Politique

Les Algériens sont de nouveau dans la rue : les leçons d’octobre 88

Il y a trente-et-un ans, le 5 octobre 1988, l’Algérie vivait son premier grand soulèvement populaire depuis son indépendance, le plus important tant par son ampleur, le nombre de victimes fauchées ou les acquis qu’il a permis d’arracher.

Le feu de la révolte avait atteint plusieurs grandes villes du pays, l’état de siège a été décrété et les chars de l’armée déployés dans les rues, 500 jeunes ont trouvé la mort la plupart par balles (un chiffre jamais reconnu par les autorités) et le pays connaîtra immédiatement après une parenthèse démocratique qui sera hélas refermée au bout de trois années.

Trois décennies plus tard, les Algériens sont de nouveau dans la rue. La veille de la commémoration de ces tragiques événements, vendredi 4 octobre 2019, ils étaient des millions à manifester à travers tout le pays comme ils le font depuis plus de sept mois.

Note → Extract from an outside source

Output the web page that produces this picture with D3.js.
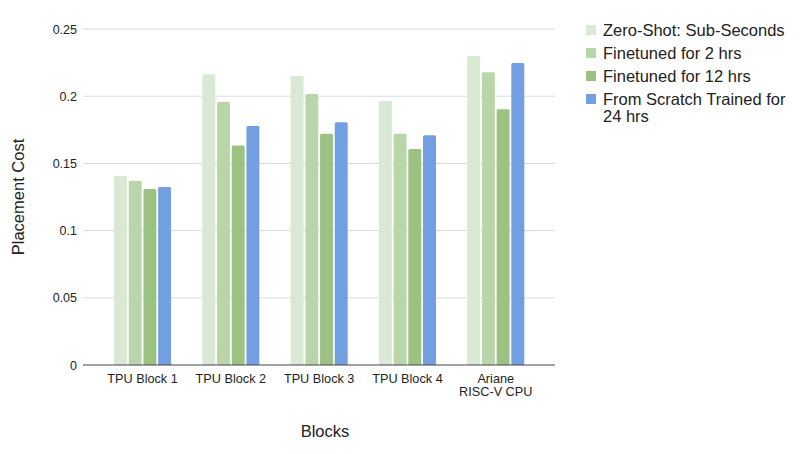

La lutte continue comme si elle n’a jamais connu de trêve, comme s’il n’y avait pas cette longue nuit de cauchemars, le terrorisme puis la prédation de la gouvernance Bouteflika. Avec d’autres moyens d’action, de nouveaux outils de lutte mais globalement pour le même objectif, celui de substituer au système en place un autre plus juste et surtout plus démocratique.

Octobre lui-même s’inscrivait dans la poursuite du combat libérateur, détourné à l’indépendance. Survenant deux années après le crash pétrolier de 1986, les émeutes avaient sans doute un aspect de révolte du pain, mais pas que. C’était surtout une étape charnière d’une lutte transgénérationnelle pour l’émancipation nationale. À l’époque, le système avait parlé de « chahut de gamins qui a mal tourné ».

Trente ans après, les gamins ont grandi et ont eu le temps de faire d’autres gamins qui les accompagnent dans la rue chaque vendredi pour porter la même revendication, cette fois pacifiquement. Les Algériens ont retenu la leçon : l’émeute et la violence ne peuvent être qu’à l’avantage du régime et de sa machine répressive.

Sur les pancartes des jeunes qui manifestent depuis le 22 février, on lit aisément que le combat d’aujourd’hui est la continuité de celui d’hier. Depuis le 2 avril, l’exigence n’est plus le départ de Bouteflika, mais de voir partir le système, tout le système en place depuis 1962.

Plus qu’une émeute du pain

Ceux qui dirigeaient le pays il y a trois décennies ne sont plus aux commandes, certains même plus de ce monde, mais les pratiques qui leur avaient valu la colère populaire n’ont jamais cessé.

Entre cette fin de la deuxième décade du 21e siècle et les années 1980, les similitudes ne manquent pas : corruption proportionnelle à l’aisance financière du pays, fraude électorale à large échelle, hégémonie du FLN, répression de toute voix discordante…

Un peu comme on le déplore aujourd’hui, le pouvoir n’a pas rangé son glaive tout au long des années qui avaient précédé la révolte d’octobre, empêchant toutes les libertés, emprisonnant tout le monde et réprimant tous les mouvements, dont ceux des enfants de chouhada et des militants des droits de l’Homme en 1985 et le printemps berbère.

Réduire le soulèvement d’octobre à une émeute du pain, c’est ignorer toutes les luttes démocratiques qui l’ont précédé et la chape de plomb qui suffoquait la société. Dans son discours du 10 octobre, le président Chadli n’avait pas annoncé quelque augmentation de salaires ou programme de logements, mais une ouverture démocratique et plus de libertés.

On a aussi longtemps spéculé, et on continue à le faire, sur un prétendu rôle des autorités de l’époque dans le déclenchement des événements, rappelant l’autre discours du président, celui du 19 septembre qui ressemble à un appel à la révolte, notamment en incitant les citoyens à s’organiser en associations pour lutter contre les hausses des prix. Même si quasiment tous les acteurs de l’époque se sont exprimés sur les événements, nul ne peut aujourd’hui tirer une conclusion définitive quant à leur spontanéité ou leur instigation par des officines secrètes.

L’Histoire ne retiendra que l’essentiel, soit la révolte du peuple, la réaction violente du pouvoir, le mépris officiel à l’égard de cette date. Elle retient surtout la régénérescence du système après une fausse ouverture démocratique. Un scénario que les jeunes du hirak ne veulent pas voir se reproduire trois décennies après. C’est l’autre leçon qu’ils retiennent d’octobre.